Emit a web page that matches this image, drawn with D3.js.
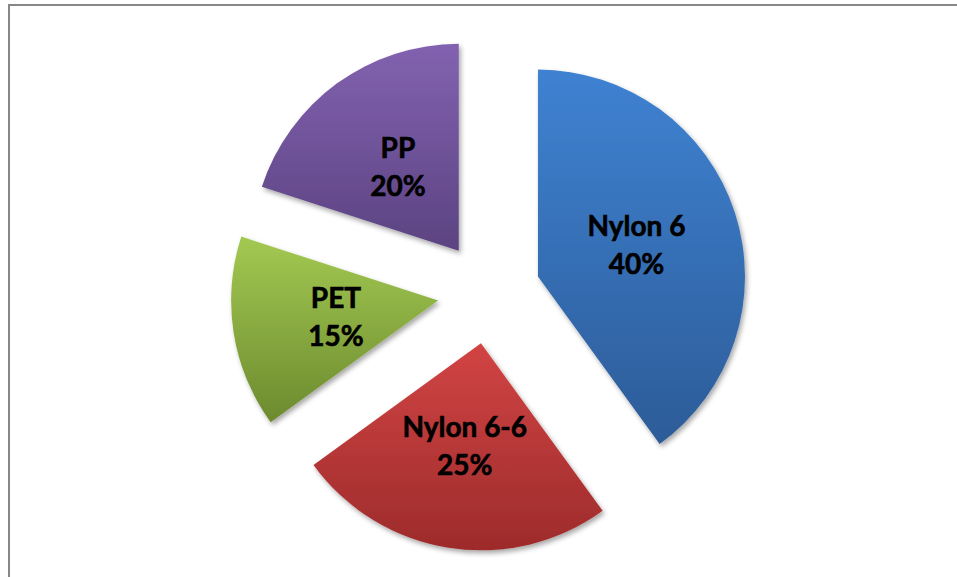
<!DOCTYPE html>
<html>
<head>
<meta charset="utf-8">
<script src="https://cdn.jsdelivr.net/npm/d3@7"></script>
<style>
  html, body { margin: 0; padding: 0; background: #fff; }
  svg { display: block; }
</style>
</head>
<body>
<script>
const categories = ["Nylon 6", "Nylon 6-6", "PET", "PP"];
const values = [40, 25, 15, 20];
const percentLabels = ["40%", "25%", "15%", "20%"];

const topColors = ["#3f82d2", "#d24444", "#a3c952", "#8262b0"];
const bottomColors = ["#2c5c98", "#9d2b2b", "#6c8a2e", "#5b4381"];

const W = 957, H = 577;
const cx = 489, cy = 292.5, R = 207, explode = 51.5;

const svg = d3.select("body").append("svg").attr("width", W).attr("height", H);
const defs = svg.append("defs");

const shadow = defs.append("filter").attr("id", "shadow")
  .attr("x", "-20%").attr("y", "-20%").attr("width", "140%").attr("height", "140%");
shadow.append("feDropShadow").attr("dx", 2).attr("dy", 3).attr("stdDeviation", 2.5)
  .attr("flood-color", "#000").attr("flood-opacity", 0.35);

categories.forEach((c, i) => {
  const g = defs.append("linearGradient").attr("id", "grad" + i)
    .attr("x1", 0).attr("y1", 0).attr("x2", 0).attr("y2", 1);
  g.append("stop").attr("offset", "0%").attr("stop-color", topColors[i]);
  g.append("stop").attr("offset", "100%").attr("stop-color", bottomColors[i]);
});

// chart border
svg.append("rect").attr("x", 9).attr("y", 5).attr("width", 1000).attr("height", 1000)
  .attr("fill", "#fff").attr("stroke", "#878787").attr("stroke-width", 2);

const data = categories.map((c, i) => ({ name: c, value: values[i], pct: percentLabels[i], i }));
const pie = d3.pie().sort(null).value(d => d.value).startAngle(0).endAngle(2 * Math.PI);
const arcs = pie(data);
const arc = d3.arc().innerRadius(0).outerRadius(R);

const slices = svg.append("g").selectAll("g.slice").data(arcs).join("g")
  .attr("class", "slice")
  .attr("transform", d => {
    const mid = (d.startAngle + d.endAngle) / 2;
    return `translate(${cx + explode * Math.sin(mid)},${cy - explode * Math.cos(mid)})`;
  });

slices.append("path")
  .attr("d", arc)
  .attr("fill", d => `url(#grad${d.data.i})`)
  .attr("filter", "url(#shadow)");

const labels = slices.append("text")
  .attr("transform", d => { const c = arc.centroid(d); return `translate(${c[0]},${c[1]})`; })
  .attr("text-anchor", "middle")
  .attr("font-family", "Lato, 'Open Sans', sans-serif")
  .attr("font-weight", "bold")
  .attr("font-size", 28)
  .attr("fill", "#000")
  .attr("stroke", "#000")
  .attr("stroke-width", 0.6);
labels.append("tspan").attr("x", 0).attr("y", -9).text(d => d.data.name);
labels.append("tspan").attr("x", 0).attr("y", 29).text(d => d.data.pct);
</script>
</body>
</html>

=-=-=-=-=

TASK GOAL → Write out each line of the data exactly; the images should be left out.

RESULT OF THIS TASK →
Emit a web page that matches this image, drawn with D3.js.
<!DOCTYPE html>
<html>
<head>
<meta charset="utf-8">
<script src="https://cdn.jsdelivr.net/npm/d3@7"></script>
<style>
  html, body { margin: 0; padding: 0; background: #fff; }
  svg { display: block; }
</style>
</head>
<body>
<script>
const categories = ["Nylon 6", "Nylon 6-6", "PET", "PP"];
const values = [40, 25, 15, 20];
const percentLabels = ["40%", "25%", "15%", "20%"];

const topColors = ["#3f82d2", "#d24444", "#a3c952", "#8262b0"];
const bottomColors = ["#2c5c98", "#9d2b2b", "#6c8a2e", "#5b4381"];

const W = 957, H = 577;
const cx = 489, cy = 292.5, R = 207, explode = 51.5;

const svg = d3.select("body").append("svg").attr("width", W).attr("height", H);
const defs = svg.append("defs");

const shadow = defs.append("filter").attr("id", "shadow")
  .attr("x", "-20%").attr("y", "-20%").attr("width", "140%").attr("height", "140%");
shadow.append("feDropShadow").attr("dx", 2).attr("dy", 3).attr("stdDeviation", 2.5)
  .attr("flood-color", "#000").attr("flood-opacity", 0.35);

categories.forEach((c, i) => {
  const g = defs.append("linearGradient").attr("id", "grad" + i)
    .attr("x1", 0).attr("y1", 0).attr("x2", 0).attr("y2", 1);
  g.append("stop").attr("offset", "0%").attr("stop-color", topColors[i]);
  g.append("stop").attr("offset", "100%").attr("stop-color", bottomColors[i]);
});

// chart border
svg.append("rect").attr("x", 9).attr("y", 5).attr("width", 1000).attr("height", 1000)
  .attr("fill", "#fff").attr("stroke", "#878787").attr("stroke-width", 2);

const data = categories.map((c, i) => ({ name: c, value: values[i], pct: percentLabels[i], i }));
const pie = d3.pie().sort(null).value(d => d.value).startAngle(0).endAngle(2 * Math.PI);
const arcs = pie(data);
const arc = d3.arc().innerRadius(0).outerRadius(R);

const slices = svg.append("g").selectAll("g.slice").data(arcs).join("g")
  .attr("class", "slice")
  .attr("transform", d => {
    const mid = (d.startAngle + d.endAngle) / 2;
    return `translate(${cx + explode * Math.sin(mid)},${cy - explode * Math.cos(mid)})`;
  });

slices.append("path")
  .attr("d", arc)
  .attr("fill", d => `url(#grad${d.data.i})`)
  .attr("filter", "url(#shadow)");

const labels = slices.append("text")
  .attr("transform", d => { const c = arc.centroid(d); return `translate(${c[0]},${c[1]})`; })
  .attr("text-anchor", "middle")
  .attr("font-family", "Lato, 'Open Sans', sans-serif")
  .attr("font-weight", "bold")
  .attr("font-size", 28)
  .attr("fill", "#000")
  .attr("stroke", "#000")
  .attr("stroke-width", 0.6);
labels.append("tspan").attr("x", 0).attr("y", -9).text(d => d.data.name);
labels.append("tspan").attr("x", 0).attr("y", 29).text(d => d.data.pct);
</script>
</body>
</html>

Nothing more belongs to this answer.